Return exactly, please, the lines that run from the line with "Output the LaTeX" to the line with "(call) at (0,137)", ends included, and omit all pictures.

— start DATASET —

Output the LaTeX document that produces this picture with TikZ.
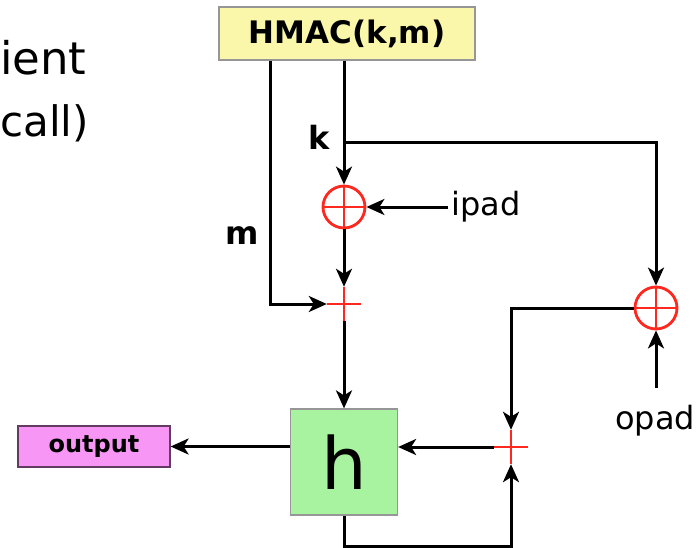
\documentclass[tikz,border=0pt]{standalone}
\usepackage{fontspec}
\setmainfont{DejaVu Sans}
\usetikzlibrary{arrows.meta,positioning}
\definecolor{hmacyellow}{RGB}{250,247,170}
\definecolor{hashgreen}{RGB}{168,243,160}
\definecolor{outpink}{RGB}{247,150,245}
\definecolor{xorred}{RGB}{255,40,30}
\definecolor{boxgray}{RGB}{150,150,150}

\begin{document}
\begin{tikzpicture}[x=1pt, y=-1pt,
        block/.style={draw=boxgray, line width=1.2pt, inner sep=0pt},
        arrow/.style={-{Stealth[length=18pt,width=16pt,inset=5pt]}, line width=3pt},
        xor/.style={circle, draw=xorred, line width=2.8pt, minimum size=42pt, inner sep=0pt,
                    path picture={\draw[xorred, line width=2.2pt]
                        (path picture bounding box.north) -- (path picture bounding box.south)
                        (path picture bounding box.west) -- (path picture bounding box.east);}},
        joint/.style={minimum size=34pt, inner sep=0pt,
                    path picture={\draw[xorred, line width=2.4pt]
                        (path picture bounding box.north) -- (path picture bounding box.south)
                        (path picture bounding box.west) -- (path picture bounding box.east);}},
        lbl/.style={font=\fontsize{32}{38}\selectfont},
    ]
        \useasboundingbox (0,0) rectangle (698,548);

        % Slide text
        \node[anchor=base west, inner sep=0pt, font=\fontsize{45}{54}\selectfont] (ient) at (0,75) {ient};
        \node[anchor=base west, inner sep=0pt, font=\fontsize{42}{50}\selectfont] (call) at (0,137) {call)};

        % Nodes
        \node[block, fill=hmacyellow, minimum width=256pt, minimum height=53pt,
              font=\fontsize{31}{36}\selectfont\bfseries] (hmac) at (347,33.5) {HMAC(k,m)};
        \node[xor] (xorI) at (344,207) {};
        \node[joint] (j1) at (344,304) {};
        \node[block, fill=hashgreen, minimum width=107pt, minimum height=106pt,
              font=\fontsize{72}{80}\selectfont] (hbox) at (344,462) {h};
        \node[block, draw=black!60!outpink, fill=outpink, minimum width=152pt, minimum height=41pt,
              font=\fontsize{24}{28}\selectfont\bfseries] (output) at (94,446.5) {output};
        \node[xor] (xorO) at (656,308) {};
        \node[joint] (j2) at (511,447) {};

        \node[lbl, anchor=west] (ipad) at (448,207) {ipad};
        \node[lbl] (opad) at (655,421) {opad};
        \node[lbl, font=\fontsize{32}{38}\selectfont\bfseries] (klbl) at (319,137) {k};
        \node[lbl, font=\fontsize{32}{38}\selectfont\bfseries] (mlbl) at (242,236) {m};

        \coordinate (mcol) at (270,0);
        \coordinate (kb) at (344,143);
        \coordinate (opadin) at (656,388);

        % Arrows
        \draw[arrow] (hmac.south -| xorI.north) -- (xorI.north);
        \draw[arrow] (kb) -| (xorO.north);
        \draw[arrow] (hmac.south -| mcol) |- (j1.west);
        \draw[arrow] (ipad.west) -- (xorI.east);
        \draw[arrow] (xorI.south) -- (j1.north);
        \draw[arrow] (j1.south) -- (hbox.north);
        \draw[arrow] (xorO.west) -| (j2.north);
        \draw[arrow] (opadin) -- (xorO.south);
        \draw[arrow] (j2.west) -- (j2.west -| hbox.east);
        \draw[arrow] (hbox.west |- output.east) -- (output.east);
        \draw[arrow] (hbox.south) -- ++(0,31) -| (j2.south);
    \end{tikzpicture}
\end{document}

— end DATASET —
— start DATASET —

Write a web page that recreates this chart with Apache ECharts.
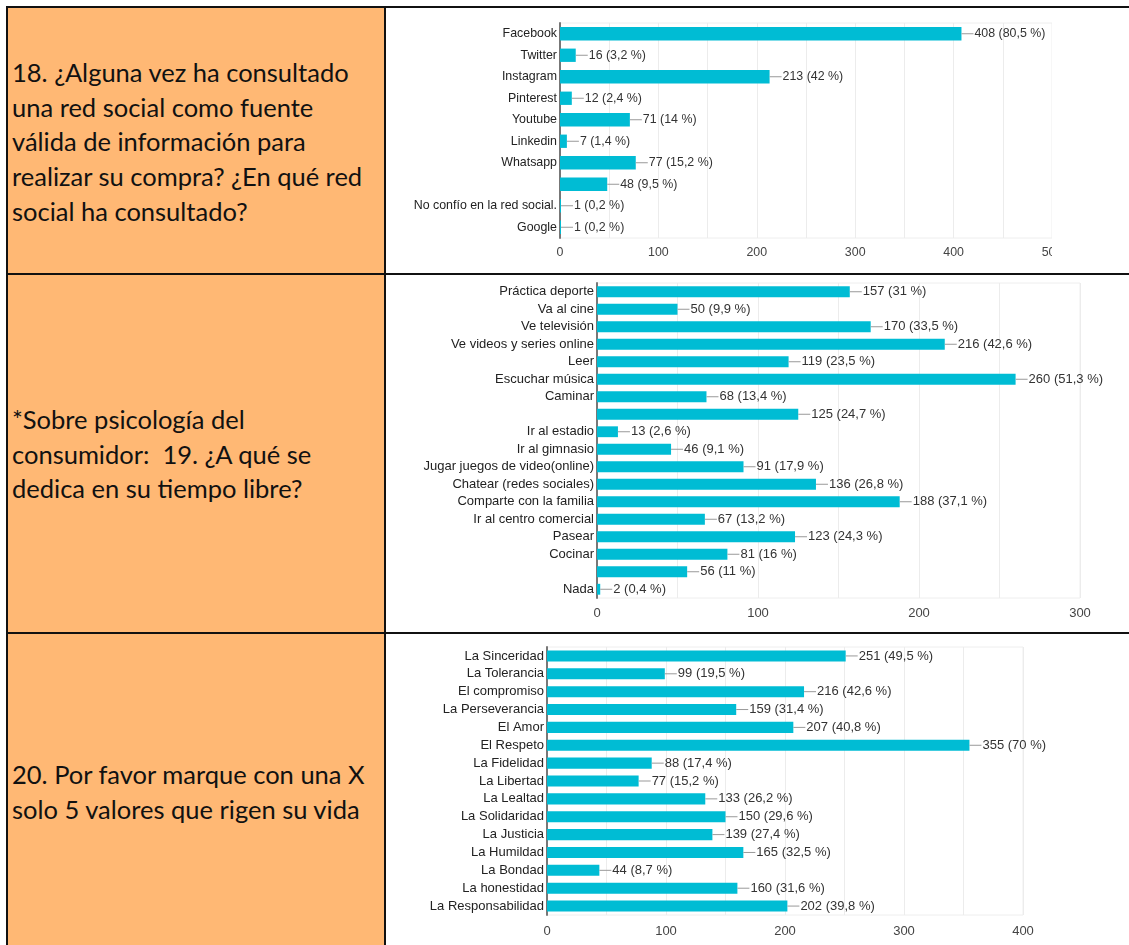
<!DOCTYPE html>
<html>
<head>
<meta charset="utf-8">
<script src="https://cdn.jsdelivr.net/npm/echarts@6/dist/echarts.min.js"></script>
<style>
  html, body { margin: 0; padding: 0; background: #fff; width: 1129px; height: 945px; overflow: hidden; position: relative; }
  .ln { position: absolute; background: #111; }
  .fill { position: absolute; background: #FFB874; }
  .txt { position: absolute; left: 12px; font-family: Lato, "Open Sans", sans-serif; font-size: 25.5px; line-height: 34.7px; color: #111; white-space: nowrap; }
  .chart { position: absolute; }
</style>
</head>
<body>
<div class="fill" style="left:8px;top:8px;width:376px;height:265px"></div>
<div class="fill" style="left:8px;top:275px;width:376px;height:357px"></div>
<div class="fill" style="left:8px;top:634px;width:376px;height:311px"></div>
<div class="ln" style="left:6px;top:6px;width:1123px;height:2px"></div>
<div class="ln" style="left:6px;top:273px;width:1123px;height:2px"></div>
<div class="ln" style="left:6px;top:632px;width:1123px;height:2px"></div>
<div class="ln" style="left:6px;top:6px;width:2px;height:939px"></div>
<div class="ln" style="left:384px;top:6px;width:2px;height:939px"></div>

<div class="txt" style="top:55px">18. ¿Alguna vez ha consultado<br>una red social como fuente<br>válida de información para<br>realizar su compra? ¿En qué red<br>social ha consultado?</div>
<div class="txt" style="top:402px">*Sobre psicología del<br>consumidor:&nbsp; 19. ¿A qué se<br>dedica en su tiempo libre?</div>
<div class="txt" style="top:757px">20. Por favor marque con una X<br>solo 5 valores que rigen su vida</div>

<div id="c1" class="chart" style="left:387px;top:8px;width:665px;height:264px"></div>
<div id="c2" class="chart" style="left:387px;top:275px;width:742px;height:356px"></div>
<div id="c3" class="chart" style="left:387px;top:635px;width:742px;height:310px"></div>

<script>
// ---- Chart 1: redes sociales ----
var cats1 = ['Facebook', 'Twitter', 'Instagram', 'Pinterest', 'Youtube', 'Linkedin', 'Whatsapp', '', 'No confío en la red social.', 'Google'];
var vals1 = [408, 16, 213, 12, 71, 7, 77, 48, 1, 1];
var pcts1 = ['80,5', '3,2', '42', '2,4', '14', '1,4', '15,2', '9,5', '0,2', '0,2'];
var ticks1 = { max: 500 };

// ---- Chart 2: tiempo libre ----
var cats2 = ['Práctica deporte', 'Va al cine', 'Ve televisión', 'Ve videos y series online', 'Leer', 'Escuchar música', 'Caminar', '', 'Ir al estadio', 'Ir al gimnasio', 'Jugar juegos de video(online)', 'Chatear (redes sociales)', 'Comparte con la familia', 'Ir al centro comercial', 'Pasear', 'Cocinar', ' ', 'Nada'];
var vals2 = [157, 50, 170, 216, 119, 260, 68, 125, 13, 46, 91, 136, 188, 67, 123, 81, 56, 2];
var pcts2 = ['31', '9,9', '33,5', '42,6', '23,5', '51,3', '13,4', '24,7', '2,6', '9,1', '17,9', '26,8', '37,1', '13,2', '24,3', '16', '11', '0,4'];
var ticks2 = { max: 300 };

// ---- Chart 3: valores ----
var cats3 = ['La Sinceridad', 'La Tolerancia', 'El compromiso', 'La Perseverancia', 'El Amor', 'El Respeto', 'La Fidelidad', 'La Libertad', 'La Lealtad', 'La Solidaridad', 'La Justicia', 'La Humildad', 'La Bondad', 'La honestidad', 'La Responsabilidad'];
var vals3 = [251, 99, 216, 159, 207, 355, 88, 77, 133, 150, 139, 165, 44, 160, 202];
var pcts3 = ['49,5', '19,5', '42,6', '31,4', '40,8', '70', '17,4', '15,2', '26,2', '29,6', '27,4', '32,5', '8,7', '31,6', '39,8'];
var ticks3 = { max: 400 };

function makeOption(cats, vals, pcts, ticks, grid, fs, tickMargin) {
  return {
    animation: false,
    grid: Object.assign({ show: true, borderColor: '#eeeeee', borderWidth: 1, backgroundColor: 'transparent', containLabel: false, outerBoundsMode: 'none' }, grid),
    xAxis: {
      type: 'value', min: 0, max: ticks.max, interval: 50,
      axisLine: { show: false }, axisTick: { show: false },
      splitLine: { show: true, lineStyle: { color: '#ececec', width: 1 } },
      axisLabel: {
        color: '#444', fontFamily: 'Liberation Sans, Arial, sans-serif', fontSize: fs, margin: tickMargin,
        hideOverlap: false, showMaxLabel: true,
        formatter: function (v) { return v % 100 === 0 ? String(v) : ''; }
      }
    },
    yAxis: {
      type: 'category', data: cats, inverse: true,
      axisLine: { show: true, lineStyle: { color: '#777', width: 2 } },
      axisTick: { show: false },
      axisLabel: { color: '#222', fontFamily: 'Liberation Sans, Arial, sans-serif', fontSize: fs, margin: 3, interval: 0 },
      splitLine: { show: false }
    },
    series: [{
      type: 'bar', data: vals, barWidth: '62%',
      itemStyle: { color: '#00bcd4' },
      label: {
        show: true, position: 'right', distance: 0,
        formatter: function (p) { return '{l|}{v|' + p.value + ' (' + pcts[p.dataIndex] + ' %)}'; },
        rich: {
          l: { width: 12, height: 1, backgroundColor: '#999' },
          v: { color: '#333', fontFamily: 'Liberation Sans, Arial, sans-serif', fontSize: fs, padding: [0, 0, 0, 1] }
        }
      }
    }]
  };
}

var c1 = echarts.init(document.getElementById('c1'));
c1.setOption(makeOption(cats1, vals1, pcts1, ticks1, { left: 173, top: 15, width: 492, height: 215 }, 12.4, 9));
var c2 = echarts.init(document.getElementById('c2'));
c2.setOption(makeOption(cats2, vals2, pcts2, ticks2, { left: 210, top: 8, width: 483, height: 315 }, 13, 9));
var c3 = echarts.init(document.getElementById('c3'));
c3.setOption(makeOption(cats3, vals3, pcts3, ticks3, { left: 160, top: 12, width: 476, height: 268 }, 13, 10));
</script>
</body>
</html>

— end DATASET —

## REPLY TO THE EXERCISE
Output the LaTeX document that produces this picture with TikZ.
\documentclass[tikz,border=0pt]{standalone}
\usepackage{fontspec}
\setmainfont{DejaVu Sans}
\usetikzlibrary{arrows.meta,positioning}
\definecolor{hmacyellow}{RGB}{250,247,170}
\definecolor{hashgreen}{RGB}{168,243,160}
\definecolor{outpink}{RGB}{247,150,245}
\definecolor{xorred}{RGB}{255,40,30}
\definecolor{boxgray}{RGB}{150,150,150}

\begin{document}
\begin{tikzpicture}[x=1pt, y=-1pt,
        block/.style={draw=boxgray, line width=1.2pt, inner sep=0pt},
        arrow/.style={-{Stealth[length=18pt,width=16pt,inset=5pt]}, line width=3pt},
        xor/.style={circle, draw=xorred, line width=2.8pt, minimum size=42pt, inner sep=0pt,
                    path picture={\draw[xorred, line width=2.2pt]
                        (path picture bounding box.north) -- (path picture bounding box.south)
                        (path picture bounding box.west) -- (path picture bounding box.east);}},
        joint/.style={minimum size=34pt, inner sep=0pt,
                    path picture={\draw[xorred, line width=2.4pt]
                        (path picture bounding box.north) -- (path picture bounding box.south)
                        (path picture bounding box.west) -- (path picture bounding box.east);}},
        lbl/.style={font=\fontsize{32}{38}\selectfont},
    ]
        \useasboundingbox (0,0) rectangle (698,548);

        % Slide text
        \node[anchor=base west, inner sep=0pt, font=\fontsize{45}{54}\selectfont] (ient) at (0,75) {ient};
        \node[anchor=base west, inner sep=0pt, font=\fontsize{42}{50}\selectfont] (call) at (0,137) {call)};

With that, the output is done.